After work, I used to hang out at the Eastern European coffee shop Veselka, which is known as much as an after-hours chef hangout as it is for its incredible pierogi. Some people eat pierogi as a main course, but I prefer them as a hearty appetizer. I add goat cheese to the potato filling for extra creaminess, and a dash of truffle oil to the creme fraiche for a luxe finish. My mom says this is her favorite dish of all my creations, and that's saying something.
To make the dough: Whisk the flour, baking powder, and salt together in the bowl of a heavy-duty standing electric mixer (or in a large bowl). Whisk the sour cream, water, eggs, and oil together in a small bowl, then pour into the flour mixture. Using the paddle attachment, mix on low speed (or stir with a wooden spoon), adding more water if the dough is too dry, to make a soft dough. Change to the dough hook and mix on medium-low speed until the dough is smooth and supple, 6 to 8 minutes. (Or turn out the dough onto a lightly floured surface and knead by hand for 8 to 10 minutes.) Wrap the dough in plastic wrap and let stand at room temperature for 1 to 2 hours.
Meanwhile, make the filling: Put the potatoes in a large saucepan and add enough cold salted water to cover by 1 inch. Bring to a boil over high heat. Reduce the heat to medium and cook until the potatoes are tender, about 20 minutes. Drain well. Press the potatoes through a potato ricer (or rub them through a coarse wire sieve) into a medium bowl and let them cool.
Heat the olive oil in a small skillet over medium heat. Add the red onion and cook, stirring occasionally, until tender but not browned, about 3 minutes. Stir the onion into the potatoes, along with the goat cheese and chives. Stir in the cream and season to taste with salt and pepper.
To assemble the pierogi: Line a large rimmed baking sheet with parchment paper. Working with one half of the dough at a time, roll it out on a lightly floured work surface until about 1/8 inch thick. Using a 3-inch round cookie cutter, cut out rounds of the dough, reserving the trimmings.

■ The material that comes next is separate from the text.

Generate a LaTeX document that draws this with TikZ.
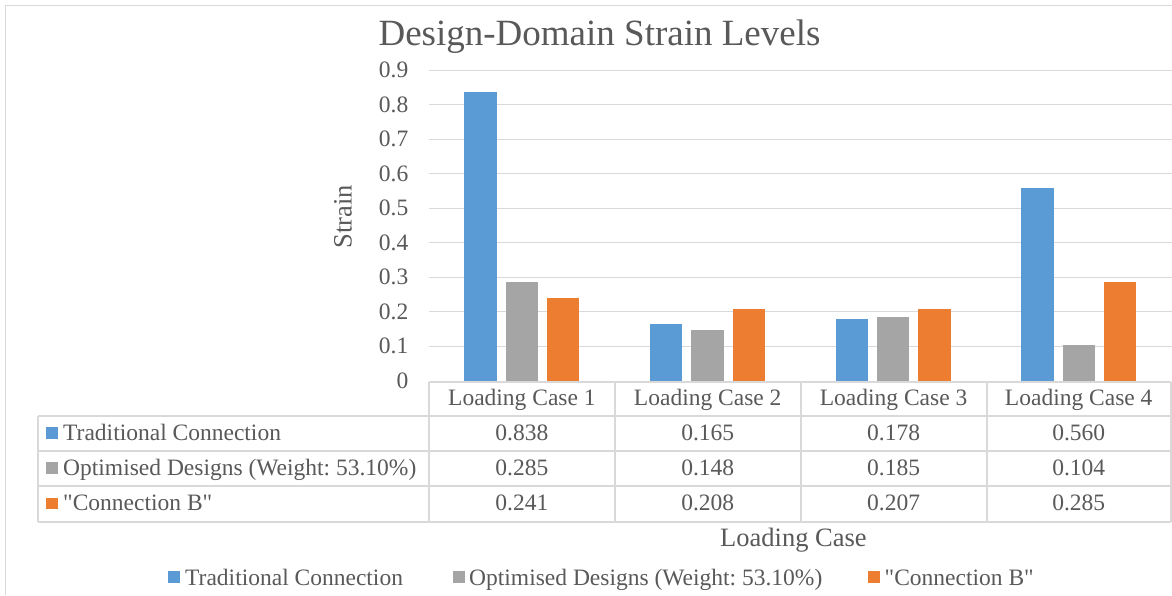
\documentclass[tikz,border=0pt]{standalone}
\usepackage{fontspec}
\setmainfont{Liberation Serif}
\newfontfamily\lib{Liberation Serif}
\frenchspacing
\definecolor{cblue}{HTML}{5B9BD5}
\definecolor{cgray}{HTML}{A5A5A5}
\definecolor{corange}{HTML}{ED7D31}
\definecolor{ctext}{HTML}{595959}
\definecolor{cgrid}{HTML}{D9D9D9}
\newcommand{\fnt}{\lib\fontsize{23.5}{28}\selectfont}
\begin{document}
\begin{tikzpicture}[x=1pt,y=-1pt,
  txt/.style={inner sep=0pt,text=ctext,font=\fnt},
  gridline/.style={draw=cgrid,line width=1.4pt},
  tabline/.style={draw=cgrid,line width=2pt},
  barb/.style={fill=cblue},
  barg/.style={fill=cgray},
  baro/.style={fill=corange}]
\useasboundingbox (0,0) rectangle (1172,595);
\fill[white] (0,0) rectangle (1172,595);
% chart border
\draw[cgrid,line width=1.4pt] (5.5,595) -- (5.5,5.5) -- (1172,5.5);
% title
\node[txt,font=\lib\fontsize{37}{42}\selectfont,anchor=base] (title) at (599.5,45) {Design-Domain Strain Levels};
% gridlines and tick labels
\foreach \v/\l in {1/0.1,2/0.2,3/0.3,4/0.4,5/0.5,6/0.6,7/0.7,8/0.8,9/0.9}{
  \draw[gridline] (429,{380.7-\v*34.49}) -- (1172,{380.7-\v*34.49});
  \node[txt,anchor=east] (tick\v) at (408.5,{380.7-\v*34.49}) {\l};
}
\node[txt,anchor=east] (tick0) at (408.5,380.7) {0};
% y axis title
\node[txt,font=\lib\fontsize{26.5}{30}\selectfont,rotate=90] (ytitle) at (343,216.5) {Strain};
% bars
\def\base{380.7}
\def\s{344.9}
\foreach \i/\a/\b/\c in {0/0.838/0.285/0.241,1/0.165/0.148/0.208,2/0.178/0.185/0.207,3/0.560/0.104/0.285}{
  \pgfmathsetmacro{\cx}{521.9+\i*185.6}
  \fill[barb] ({\cx-41.3-16.2},\base) rectangle ({\cx-41.3+16.2},{\base-\a*\s});
  \fill[barg] ({\cx-16.2},\base) rectangle ({\cx+16.2},{\base-\b*\s});
  \fill[baro] ({\cx+41.3-16.2},\base) rectangle ({\cx+41.3+16.2},{\base-\c*\s});
}
% data table
\draw[tabline] (429,381.7) -- (1171,381.7);
\foreach \yy in {415.5,450.5,485.8,521.5}{\draw[tabline] (38,\yy) -- (1171,\yy);}
\draw[tabline] (38,415.5) -- (38,521.5);
\foreach \xx in {429,614.8,800.7,986.5,1171}{\draw[tabline] (\xx,381.7) -- (\xx,521.5);}
% header
\node[txt,anchor=base] (h1) at (521.9,405.5) {Loading Case 1};
\node[txt,anchor=base] (h2) at (707.7,405.5) {Loading Case 2};
\node[txt,anchor=base] (h3) at (893.6,405.5) {Loading Case 3};
\node[txt,anchor=base] (h4) at (1078.7,405.5) {Loading Case 4};
% row labels
\fill[cblue] (46,427) rectangle (58,438.5);
\node[txt,anchor=base west] (r1) at (63,440) {Traditional Connection};
\fill[cgray] (46,462) rectangle (58,473.5);
\node[txt,anchor=base west] (r2) at (63,475) {Optimised Designs (Weight: 53.10\%)};
\fill[corange] (46,497.5) rectangle (58,509);
\node[txt,anchor=base west] (r3) at (63,510.5) {"Connection B"};
% values
\foreach \j/\yy/\a/\b/\c/\d in {1/440/0.838/0.165/0.178/0.560,2/475/0.285/0.148/0.185/0.104,3/510.5/0.241/0.208/0.207/0.285}{
  \node[txt,anchor=base] (v\j a) at (521.9,\yy) {\a};
  \node[txt,anchor=base] (v\j b) at (707.7,\yy) {\b};
  \node[txt,anchor=base] (v\j c) at (893.6,\yy) {\c};
  \node[txt,anchor=base] (v\j d) at (1078.7,\yy) {\d};
}
% x axis title
\node[txt,font=\lib\fontsize{26.5}{30}\selectfont,anchor=base] (xtitle) at (793.4,546.5) {Loading Case};
% legend
\fill[cblue] (168,570.5) rectangle (180,582.5);
\node[txt,anchor=base west] (l1) at (185,585) {Traditional Connection};
\fill[cgray] (452.5,570.5) rectangle (464.5,582.5);
\node[txt,anchor=base west] (l2) at (469,585) {Optimised Designs (Weight: 53.10\%)};
\fill[corange] (868,570.5) rectangle (880,582.5);
\node[txt,anchor=base west] (l3) at (884.5,585) {"Connection B"};
\end{tikzpicture}
\end{document}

Spoon about 1 teaspoon filling on the bottom half of each round. Brush the edge of each round with beaten egg, fold in half to enclose the filling, and seal closed with a fork. Transfer to the baking sheet. Knead the dough scraps together until smooth and let rest for about 10 minutes. Then repeat with the remaining dough and filling. (The pierogi can be covered with plastic wrap and refrigerated for up to 8 hours.)
To caramelize the onion: Melt the butter and oil in a large saucepan over medium heat. Add the yellow onion and cook, stirring occasionally, until very tender and caramelized, about 25 minutes. Stir in the thyme and season to taste with the salt and pepper. Let cool. Coarsely chop the onions and transfer to a small bowl. (The onions can be covered and refrigerated for up to 8 hours. Bring to room temperature before using.)
To make the truffle creme fraiche: Mix the creme fraiche and truffle oil in a small bowl. (The creme fraiche can be covered and refrigerated for up to 8 hours. Bring to room temperature before using.)
Position a rack in the center of the oven and preheat the oven to 200 degrees F. Line another large rimmed baking sheet with paper towels.
To cook the pierogi: Heat the oil in a large skillet, preferably nonstick, over medium heat. In batches, without crowding, add the pierogi, flat sides down, and cook, turning once, until golden brown on both sides, 4 to 5 minutes. Using a slotted spoon, transfer the pierogi to the baking sheet and keep warm in the oven while cooking the remaining pierogi, adding more oil to the skillet as needed.
Arrange the pierogi on a platter. Top each with a dab of the caramelized onions and sprinkle with the chives, if using. Serve immediately, with the truffle creme fraiche.